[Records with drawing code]
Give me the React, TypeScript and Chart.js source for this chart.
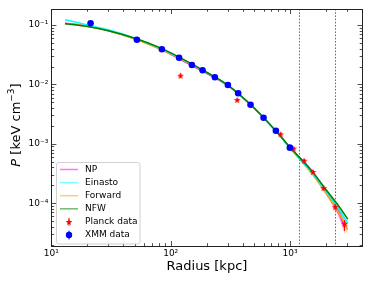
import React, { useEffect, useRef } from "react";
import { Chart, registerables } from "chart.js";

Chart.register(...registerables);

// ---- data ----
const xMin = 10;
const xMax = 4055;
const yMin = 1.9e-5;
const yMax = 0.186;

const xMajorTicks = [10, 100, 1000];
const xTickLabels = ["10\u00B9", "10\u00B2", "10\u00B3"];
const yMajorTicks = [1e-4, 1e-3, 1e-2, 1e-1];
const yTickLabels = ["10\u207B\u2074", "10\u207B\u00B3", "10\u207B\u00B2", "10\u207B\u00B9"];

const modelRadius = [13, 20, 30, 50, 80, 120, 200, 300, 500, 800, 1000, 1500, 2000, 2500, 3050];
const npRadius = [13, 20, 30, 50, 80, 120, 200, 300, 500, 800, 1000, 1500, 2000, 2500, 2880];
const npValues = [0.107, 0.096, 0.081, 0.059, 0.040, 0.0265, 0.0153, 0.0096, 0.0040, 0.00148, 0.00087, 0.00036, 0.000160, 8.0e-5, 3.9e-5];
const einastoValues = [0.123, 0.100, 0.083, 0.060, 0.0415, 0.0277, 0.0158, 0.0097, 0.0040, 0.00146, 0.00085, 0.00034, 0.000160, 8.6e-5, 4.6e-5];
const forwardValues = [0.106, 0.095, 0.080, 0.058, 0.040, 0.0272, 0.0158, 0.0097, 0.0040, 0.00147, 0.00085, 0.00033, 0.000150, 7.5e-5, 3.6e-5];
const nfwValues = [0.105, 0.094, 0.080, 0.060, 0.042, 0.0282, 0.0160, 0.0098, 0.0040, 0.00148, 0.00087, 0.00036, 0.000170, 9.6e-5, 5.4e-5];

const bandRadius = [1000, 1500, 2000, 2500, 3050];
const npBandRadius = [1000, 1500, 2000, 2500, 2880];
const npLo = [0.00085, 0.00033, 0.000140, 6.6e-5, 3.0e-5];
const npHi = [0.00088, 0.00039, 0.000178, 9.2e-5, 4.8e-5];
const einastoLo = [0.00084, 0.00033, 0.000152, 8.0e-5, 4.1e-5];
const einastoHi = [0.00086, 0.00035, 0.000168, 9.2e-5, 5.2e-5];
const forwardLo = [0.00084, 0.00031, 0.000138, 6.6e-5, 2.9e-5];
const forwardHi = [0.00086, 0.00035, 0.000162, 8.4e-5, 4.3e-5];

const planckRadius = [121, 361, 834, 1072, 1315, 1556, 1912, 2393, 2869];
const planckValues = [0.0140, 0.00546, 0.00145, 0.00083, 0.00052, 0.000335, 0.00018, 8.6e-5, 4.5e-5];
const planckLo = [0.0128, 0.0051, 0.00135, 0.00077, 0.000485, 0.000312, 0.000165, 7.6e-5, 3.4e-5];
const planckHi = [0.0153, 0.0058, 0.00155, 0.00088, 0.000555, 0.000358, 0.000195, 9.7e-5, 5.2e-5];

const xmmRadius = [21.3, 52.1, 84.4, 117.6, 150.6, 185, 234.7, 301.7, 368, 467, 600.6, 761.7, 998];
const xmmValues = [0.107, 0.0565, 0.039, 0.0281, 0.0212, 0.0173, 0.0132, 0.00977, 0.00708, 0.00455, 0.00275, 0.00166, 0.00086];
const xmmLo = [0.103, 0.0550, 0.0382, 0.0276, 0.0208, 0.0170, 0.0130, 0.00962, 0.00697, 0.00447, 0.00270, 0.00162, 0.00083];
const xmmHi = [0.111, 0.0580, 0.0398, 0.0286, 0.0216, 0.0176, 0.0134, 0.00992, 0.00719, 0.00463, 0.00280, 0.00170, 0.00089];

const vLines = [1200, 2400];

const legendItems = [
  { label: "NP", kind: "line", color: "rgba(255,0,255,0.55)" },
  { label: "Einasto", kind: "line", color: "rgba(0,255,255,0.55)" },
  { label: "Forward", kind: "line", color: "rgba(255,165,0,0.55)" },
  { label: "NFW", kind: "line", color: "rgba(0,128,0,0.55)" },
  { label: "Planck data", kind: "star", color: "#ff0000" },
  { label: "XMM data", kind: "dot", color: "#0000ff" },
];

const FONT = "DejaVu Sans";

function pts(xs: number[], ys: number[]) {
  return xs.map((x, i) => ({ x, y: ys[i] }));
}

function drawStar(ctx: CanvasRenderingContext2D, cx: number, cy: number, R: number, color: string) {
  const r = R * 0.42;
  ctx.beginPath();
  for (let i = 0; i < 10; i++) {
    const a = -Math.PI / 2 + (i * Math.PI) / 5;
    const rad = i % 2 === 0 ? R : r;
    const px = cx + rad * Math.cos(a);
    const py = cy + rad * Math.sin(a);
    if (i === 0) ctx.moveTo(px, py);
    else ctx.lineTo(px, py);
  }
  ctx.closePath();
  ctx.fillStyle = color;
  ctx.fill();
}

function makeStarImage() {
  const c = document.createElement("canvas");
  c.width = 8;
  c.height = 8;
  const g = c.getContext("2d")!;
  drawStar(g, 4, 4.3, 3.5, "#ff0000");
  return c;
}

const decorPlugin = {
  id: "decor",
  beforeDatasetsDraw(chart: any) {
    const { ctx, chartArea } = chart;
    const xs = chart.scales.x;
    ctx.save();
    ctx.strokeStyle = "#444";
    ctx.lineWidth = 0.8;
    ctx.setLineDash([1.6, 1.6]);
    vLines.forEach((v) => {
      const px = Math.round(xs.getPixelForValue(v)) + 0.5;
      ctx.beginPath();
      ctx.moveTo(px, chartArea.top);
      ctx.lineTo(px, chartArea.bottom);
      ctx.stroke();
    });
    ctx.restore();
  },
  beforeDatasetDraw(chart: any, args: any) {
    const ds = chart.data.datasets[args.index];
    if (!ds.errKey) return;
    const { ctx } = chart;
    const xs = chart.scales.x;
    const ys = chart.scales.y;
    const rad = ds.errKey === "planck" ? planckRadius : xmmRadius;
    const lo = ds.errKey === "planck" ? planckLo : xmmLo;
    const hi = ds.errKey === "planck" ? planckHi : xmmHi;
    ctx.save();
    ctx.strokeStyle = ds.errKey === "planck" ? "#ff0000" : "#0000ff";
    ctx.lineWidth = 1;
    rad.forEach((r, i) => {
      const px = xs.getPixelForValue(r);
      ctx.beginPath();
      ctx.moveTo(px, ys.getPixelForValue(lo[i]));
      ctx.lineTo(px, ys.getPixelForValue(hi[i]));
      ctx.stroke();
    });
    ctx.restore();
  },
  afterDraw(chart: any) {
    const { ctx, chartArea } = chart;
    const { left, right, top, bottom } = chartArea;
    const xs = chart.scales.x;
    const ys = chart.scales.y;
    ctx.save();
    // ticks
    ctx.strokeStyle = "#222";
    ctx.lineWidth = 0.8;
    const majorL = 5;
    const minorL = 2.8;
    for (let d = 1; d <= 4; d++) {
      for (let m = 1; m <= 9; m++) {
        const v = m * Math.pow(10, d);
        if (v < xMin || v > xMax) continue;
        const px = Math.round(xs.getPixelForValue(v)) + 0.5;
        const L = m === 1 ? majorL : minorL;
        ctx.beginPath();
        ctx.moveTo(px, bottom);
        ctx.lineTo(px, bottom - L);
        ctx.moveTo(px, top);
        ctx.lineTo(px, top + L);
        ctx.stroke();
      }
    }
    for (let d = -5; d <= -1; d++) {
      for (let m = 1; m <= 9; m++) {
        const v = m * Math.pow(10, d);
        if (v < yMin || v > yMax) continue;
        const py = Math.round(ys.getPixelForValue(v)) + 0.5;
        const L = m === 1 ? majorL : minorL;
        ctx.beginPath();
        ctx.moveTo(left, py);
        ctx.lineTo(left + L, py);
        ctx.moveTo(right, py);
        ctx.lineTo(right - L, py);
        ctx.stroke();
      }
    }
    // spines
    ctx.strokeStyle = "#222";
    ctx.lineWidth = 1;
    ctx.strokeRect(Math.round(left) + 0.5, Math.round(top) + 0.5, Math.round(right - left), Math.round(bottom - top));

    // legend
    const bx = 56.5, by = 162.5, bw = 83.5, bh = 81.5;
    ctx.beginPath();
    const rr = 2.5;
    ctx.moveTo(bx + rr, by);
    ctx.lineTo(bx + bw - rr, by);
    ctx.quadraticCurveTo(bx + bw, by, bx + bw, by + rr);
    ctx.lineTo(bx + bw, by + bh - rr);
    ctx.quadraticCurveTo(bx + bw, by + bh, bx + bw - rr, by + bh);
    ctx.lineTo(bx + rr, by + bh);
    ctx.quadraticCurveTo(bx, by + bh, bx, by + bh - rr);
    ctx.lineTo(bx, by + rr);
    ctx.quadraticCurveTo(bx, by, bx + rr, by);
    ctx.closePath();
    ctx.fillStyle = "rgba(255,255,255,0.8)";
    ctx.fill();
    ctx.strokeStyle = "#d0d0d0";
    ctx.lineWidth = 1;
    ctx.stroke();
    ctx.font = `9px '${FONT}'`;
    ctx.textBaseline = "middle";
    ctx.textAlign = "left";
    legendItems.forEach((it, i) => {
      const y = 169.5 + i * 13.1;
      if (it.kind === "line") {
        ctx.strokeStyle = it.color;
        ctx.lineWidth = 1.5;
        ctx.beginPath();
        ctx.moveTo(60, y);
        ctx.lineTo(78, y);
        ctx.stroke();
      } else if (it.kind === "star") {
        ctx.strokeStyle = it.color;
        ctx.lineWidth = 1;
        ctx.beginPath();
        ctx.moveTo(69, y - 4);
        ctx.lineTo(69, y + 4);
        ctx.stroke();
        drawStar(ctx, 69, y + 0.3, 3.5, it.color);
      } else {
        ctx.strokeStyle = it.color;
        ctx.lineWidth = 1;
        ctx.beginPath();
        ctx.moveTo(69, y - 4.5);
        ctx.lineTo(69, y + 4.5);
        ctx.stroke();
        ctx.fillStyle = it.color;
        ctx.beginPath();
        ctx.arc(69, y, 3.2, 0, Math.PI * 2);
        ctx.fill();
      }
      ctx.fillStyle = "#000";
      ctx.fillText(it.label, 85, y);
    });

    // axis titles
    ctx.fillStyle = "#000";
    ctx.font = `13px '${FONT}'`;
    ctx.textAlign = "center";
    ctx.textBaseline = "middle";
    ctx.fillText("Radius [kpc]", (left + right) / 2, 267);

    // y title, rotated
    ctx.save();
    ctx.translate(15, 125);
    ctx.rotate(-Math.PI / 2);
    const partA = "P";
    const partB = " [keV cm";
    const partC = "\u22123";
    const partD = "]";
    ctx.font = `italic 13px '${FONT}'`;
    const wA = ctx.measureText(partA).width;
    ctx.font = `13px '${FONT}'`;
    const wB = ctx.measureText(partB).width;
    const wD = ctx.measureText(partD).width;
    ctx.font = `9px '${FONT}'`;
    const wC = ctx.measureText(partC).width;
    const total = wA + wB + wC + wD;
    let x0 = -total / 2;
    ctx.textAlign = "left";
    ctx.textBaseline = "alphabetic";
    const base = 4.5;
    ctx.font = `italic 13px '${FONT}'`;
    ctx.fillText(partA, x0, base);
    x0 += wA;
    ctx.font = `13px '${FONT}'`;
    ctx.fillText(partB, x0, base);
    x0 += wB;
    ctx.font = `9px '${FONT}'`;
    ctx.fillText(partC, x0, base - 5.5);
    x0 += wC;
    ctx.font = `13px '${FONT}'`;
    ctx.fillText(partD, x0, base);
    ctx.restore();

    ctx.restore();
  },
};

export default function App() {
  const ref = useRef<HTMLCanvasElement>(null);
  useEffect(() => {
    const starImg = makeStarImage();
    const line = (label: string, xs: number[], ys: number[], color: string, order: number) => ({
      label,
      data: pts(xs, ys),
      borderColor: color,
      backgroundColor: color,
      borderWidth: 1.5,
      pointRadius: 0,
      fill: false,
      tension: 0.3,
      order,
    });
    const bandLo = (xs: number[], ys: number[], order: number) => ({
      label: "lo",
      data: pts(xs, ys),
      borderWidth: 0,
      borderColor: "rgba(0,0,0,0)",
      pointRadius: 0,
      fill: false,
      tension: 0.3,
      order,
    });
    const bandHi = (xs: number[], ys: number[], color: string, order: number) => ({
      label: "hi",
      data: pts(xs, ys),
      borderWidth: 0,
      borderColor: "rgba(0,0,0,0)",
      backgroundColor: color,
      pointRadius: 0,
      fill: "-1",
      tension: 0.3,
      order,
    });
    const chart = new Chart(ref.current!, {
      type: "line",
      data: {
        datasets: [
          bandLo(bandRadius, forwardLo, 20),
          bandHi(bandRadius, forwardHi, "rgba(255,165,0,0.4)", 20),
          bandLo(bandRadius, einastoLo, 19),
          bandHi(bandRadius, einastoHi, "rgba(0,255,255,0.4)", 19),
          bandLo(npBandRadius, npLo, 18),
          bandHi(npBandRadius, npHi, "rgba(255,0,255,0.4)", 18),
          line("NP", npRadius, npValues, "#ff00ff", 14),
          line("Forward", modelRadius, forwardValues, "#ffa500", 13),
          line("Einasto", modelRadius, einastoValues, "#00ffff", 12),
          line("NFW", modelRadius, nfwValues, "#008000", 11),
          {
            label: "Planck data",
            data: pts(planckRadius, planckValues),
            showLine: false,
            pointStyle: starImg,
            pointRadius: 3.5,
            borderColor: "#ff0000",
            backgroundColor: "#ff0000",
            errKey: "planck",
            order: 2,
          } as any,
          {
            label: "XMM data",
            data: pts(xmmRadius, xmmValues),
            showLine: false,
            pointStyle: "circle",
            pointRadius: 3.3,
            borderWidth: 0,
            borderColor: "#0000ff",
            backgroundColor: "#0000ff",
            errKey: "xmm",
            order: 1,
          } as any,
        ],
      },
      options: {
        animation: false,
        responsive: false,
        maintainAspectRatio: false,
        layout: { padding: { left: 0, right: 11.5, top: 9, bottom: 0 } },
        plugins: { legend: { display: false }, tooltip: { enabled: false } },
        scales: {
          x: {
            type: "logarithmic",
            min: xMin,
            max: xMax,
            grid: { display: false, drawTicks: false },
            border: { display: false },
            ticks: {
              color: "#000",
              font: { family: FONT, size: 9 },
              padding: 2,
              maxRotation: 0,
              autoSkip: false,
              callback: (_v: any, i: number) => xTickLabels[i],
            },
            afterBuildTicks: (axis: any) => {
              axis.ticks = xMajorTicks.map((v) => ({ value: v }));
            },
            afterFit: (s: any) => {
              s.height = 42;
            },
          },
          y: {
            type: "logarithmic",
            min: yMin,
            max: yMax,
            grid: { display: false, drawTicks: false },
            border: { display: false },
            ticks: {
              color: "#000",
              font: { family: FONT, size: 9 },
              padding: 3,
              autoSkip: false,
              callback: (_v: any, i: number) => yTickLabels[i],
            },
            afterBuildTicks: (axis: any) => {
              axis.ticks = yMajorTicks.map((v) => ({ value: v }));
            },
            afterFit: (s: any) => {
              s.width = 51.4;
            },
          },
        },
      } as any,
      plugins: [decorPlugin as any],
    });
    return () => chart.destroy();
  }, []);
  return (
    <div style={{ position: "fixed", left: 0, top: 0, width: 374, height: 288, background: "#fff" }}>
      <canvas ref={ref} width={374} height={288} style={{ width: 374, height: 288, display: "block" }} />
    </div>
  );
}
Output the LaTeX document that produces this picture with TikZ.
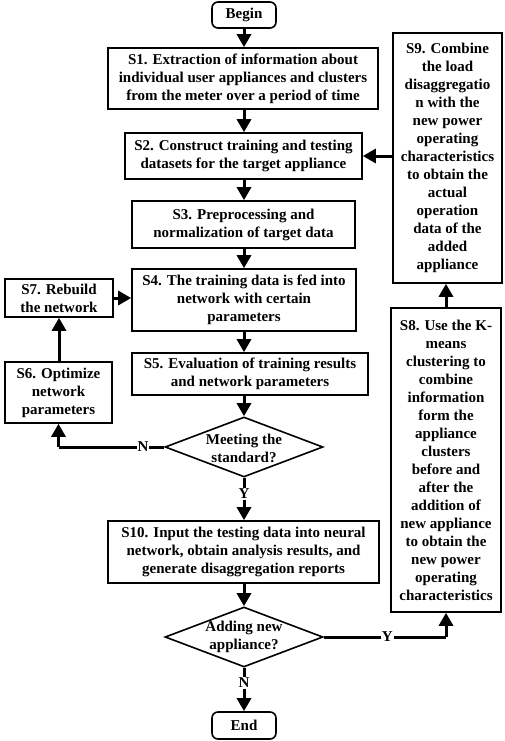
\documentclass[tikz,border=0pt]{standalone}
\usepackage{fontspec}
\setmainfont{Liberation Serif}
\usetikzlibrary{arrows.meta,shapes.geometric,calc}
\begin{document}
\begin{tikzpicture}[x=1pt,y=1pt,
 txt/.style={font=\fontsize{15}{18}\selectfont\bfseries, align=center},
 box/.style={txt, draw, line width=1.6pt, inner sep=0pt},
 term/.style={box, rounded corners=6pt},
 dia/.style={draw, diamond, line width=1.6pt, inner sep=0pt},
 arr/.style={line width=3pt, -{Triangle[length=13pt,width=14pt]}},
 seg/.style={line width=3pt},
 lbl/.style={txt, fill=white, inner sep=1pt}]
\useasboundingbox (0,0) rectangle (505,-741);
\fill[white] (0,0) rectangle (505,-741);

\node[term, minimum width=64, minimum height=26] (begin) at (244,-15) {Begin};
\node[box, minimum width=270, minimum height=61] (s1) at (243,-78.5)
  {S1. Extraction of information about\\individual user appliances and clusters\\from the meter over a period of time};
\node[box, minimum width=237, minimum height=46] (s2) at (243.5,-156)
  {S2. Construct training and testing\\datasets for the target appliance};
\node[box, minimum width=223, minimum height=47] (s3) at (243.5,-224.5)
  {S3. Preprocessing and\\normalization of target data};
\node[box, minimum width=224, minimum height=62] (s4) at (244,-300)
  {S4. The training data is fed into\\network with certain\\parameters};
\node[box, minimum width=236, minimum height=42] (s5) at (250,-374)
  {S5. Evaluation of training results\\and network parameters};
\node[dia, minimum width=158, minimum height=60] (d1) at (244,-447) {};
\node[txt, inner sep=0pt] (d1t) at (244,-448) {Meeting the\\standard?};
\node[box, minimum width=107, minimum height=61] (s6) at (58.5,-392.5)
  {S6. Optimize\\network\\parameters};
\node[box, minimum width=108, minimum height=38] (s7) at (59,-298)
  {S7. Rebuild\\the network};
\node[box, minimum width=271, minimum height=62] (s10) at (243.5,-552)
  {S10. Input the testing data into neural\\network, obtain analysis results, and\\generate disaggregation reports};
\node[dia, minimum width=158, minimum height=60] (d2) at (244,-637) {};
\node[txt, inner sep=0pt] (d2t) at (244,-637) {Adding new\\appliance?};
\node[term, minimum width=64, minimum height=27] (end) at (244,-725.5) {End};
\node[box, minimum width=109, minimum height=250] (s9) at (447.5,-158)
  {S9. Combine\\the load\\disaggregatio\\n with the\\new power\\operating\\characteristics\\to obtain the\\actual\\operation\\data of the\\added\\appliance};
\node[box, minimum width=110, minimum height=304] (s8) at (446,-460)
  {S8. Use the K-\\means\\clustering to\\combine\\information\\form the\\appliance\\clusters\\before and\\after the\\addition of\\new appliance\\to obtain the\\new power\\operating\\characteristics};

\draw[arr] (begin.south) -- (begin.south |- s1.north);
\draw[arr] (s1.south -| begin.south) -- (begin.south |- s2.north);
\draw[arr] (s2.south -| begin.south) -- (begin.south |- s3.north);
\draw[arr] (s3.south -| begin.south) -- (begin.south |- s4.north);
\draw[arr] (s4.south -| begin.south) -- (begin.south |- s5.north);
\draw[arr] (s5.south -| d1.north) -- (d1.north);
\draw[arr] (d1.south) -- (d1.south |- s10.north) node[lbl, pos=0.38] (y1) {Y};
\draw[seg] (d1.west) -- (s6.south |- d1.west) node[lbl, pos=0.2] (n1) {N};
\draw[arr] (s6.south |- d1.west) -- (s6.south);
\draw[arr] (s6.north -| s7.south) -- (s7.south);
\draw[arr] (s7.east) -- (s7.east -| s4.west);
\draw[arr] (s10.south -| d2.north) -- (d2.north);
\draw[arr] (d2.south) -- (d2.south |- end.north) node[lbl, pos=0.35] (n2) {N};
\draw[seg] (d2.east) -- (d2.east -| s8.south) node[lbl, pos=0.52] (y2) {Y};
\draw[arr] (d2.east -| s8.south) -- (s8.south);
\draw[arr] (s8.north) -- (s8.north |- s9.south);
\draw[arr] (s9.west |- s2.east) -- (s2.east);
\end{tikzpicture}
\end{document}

▶ _Your goal_: Return the lines exactly as they stand, from the start of the entries through the line holding "const forwardHi = [0.00086, 0.00035, 0.000162, 8.4e-5, 4.3e-5];"; omit the pictures.

▶ _Solution_:
Give me the React, TypeScript and Chart.js source for this chart.
import React, { useEffect, useRef } from "react";
import { Chart, registerables } from "chart.js";

Chart.register(...registerables);

// ---- data ----
const xMin = 10;
const xMax = 4055;
const yMin = 1.9e-5;
const yMax = 0.186;

const xMajorTicks = [10, 100, 1000];
const xTickLabels = ["10\u00B9", "10\u00B2", "10\u00B3"];
const yMajorTicks = [1e-4, 1e-3, 1e-2, 1e-1];
const yTickLabels = ["10\u207B\u2074", "10\u207B\u00B3", "10\u207B\u00B2", "10\u207B\u00B9"];

const modelRadius = [13, 20, 30, 50, 80, 120, 200, 300, 500, 800, 1000, 1500, 2000, 2500, 3050];
const npRadius = [13, 20, 30, 50, 80, 120, 200, 300, 500, 800, 1000, 1500, 2000, 2500, 2880];
const npValues = [0.107, 0.096, 0.081, 0.059, 0.040, 0.0265, 0.0153, 0.0096, 0.0040, 0.00148, 0.00087, 0.00036, 0.000160, 8.0e-5, 3.9e-5];
const einastoValues = [0.123, 0.100, 0.083, 0.060, 0.0415, 0.0277, 0.0158, 0.0097, 0.0040, 0.00146, 0.00085, 0.00034, 0.000160, 8.6e-5, 4.6e-5];
const forwardValues = [0.106, 0.095, 0.080, 0.058, 0.040, 0.0272, 0.0158, 0.0097, 0.0040, 0.00147, 0.00085, 0.00033, 0.000150, 7.5e-5, 3.6e-5];
const nfwValues = [0.105, 0.094, 0.080, 0.060, 0.042, 0.0282, 0.0160, 0.0098, 0.0040, 0.00148, 0.00087, 0.00036, 0.000170, 9.6e-5, 5.4e-5];

const bandRadius = [1000, 1500, 2000, 2500, 3050];
const npBandRadius = [1000, 1500, 2000, 2500, 2880];
const npLo = [0.00085, 0.00033, 0.000140, 6.6e-5, 3.0e-5];
const npHi = [0.00088, 0.00039, 0.000178, 9.2e-5, 4.8e-5];
const einastoLo = [0.00084, 0.00033, 0.000152, 8.0e-5, 4.1e-5];
const einastoHi = [0.00086, 0.00035, 0.000168, 9.2e-5, 5.2e-5];
const forwardLo = [0.00084, 0.00031, 0.000138, 6.6e-5, 2.9e-5];
const forwardHi = [0.00086, 0.00035, 0.000162, 8.4e-5, 4.3e-5];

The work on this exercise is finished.